* The exercise
Which lines below hold the word "that"? Report each one.

* Dataset content
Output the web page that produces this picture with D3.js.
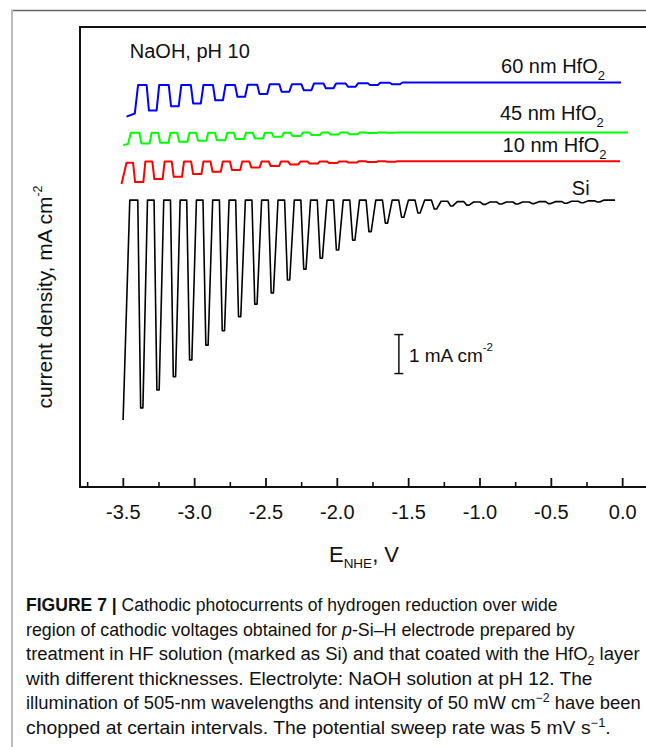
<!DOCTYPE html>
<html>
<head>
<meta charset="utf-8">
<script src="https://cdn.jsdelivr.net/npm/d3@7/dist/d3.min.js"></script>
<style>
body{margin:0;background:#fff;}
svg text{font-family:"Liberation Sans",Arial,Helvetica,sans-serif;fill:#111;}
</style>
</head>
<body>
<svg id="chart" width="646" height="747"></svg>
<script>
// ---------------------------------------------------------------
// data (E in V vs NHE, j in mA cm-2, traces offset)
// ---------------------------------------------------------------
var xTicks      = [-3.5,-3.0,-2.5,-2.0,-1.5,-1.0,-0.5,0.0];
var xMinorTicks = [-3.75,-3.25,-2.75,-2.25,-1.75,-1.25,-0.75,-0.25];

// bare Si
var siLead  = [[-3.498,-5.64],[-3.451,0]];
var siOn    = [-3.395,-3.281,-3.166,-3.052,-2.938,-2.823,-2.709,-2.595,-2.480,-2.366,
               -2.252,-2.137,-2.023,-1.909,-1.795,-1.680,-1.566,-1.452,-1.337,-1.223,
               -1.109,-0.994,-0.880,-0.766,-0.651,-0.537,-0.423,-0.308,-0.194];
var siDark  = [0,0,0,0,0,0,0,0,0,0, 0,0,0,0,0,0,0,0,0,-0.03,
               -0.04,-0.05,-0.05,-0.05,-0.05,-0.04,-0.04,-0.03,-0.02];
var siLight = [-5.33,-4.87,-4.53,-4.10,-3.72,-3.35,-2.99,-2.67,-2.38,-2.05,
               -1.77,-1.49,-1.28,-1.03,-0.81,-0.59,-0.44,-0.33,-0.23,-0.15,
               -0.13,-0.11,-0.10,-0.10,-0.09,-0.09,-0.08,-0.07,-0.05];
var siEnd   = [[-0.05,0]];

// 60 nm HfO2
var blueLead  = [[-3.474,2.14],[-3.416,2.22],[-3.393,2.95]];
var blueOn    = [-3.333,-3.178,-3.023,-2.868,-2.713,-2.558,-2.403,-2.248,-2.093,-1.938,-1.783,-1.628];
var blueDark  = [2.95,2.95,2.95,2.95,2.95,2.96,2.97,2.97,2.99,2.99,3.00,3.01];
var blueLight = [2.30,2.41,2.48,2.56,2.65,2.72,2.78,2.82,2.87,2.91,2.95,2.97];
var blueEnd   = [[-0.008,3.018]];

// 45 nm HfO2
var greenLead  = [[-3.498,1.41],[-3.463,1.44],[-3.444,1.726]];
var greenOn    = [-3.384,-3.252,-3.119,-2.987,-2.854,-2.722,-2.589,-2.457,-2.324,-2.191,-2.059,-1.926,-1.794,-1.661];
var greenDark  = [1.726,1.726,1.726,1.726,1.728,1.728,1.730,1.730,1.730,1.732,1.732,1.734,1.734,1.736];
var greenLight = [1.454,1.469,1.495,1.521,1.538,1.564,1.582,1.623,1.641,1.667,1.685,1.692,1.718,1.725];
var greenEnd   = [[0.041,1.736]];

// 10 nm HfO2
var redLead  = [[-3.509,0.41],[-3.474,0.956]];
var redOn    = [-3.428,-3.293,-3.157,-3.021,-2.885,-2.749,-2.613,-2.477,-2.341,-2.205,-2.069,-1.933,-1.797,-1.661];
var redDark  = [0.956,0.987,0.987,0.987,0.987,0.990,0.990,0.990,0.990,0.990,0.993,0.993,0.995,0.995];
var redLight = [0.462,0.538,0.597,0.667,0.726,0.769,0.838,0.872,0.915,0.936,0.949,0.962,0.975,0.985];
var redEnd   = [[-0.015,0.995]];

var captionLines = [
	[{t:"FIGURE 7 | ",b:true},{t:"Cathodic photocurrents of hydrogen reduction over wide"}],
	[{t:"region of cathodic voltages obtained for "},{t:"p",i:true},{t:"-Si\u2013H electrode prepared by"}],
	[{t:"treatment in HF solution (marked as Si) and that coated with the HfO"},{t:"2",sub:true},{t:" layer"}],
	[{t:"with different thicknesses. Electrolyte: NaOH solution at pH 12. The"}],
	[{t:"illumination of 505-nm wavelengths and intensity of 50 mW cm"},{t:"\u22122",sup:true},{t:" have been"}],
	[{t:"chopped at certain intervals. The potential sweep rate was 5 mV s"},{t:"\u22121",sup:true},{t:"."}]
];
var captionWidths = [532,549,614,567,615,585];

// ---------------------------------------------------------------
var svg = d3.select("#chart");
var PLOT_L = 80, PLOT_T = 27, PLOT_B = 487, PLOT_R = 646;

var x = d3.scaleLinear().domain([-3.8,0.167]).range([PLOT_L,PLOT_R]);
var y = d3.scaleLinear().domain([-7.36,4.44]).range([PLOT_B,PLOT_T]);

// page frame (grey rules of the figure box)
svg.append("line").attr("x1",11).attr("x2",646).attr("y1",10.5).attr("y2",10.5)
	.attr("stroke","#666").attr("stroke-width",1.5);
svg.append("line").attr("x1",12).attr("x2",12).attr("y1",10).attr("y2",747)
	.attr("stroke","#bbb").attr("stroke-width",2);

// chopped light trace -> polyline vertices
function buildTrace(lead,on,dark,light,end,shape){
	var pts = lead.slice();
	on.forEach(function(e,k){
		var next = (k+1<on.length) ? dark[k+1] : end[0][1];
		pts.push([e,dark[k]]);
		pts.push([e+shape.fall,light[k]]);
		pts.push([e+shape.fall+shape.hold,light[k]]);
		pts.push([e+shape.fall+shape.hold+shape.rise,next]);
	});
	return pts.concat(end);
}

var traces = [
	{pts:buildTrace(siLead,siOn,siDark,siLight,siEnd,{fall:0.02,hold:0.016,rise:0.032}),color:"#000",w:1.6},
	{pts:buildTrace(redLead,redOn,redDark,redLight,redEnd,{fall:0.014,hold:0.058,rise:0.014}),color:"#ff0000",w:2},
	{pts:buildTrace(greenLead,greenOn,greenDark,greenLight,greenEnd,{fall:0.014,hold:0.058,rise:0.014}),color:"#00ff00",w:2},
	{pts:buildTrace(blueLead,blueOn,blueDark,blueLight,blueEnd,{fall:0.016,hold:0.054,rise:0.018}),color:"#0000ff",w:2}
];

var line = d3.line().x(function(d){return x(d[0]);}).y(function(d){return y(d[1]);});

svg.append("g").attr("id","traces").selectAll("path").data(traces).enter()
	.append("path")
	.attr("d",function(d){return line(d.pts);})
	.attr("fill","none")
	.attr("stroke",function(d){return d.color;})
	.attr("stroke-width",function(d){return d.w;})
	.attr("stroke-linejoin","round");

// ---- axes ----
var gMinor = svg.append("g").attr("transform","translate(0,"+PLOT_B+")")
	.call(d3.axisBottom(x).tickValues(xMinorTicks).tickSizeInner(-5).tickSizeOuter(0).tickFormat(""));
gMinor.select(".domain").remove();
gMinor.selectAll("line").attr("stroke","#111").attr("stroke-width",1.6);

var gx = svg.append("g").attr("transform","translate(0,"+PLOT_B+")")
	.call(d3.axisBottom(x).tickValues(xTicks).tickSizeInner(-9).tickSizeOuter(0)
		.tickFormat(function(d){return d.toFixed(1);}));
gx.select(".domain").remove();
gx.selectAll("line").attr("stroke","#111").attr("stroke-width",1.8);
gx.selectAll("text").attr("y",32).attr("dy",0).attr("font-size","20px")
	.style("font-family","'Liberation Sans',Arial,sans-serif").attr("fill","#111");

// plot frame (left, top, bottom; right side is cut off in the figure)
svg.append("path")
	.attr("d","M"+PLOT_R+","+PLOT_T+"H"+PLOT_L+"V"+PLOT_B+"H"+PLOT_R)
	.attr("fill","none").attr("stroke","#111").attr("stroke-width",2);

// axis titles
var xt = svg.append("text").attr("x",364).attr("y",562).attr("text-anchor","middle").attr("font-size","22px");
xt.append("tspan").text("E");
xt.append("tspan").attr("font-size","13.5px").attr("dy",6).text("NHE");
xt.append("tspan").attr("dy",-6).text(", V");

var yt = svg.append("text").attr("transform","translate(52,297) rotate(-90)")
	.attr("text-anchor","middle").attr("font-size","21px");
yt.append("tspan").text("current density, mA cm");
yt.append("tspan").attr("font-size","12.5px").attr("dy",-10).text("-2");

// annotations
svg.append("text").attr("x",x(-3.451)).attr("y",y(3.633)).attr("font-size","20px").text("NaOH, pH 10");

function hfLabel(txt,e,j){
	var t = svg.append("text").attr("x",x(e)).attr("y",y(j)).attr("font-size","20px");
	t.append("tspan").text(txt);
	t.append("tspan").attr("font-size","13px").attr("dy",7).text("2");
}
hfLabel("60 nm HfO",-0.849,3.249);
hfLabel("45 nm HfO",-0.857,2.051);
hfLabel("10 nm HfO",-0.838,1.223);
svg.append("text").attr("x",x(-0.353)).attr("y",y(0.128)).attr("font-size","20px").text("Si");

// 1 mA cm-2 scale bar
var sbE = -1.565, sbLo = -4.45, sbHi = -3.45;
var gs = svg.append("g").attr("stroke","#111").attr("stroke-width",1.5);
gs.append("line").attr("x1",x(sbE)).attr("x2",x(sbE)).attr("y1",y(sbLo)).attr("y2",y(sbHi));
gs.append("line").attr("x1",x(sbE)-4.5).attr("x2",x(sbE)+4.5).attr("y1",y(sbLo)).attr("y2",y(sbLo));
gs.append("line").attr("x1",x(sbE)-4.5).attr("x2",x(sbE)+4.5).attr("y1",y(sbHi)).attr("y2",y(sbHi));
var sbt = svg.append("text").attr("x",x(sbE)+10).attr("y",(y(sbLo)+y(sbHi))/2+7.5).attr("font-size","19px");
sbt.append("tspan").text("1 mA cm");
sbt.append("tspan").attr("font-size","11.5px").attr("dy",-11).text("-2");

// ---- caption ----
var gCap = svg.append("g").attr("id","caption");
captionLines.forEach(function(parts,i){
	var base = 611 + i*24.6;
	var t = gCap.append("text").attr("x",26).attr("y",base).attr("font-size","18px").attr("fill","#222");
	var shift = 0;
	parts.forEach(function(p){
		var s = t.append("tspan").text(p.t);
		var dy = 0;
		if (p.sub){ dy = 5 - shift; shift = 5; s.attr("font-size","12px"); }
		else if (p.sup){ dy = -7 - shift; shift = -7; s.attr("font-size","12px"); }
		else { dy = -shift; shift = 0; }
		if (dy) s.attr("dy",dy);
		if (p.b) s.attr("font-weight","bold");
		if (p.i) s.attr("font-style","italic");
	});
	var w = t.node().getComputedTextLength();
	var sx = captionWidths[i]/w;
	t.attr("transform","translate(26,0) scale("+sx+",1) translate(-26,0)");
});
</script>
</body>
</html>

* Reply to the task
Output the web page that produces this picture with D3.js.
	[{t:"treatment in HF solution (marked as Si) and that coated with the HfO"},{t:"2",sub:true},{t:" layer"}],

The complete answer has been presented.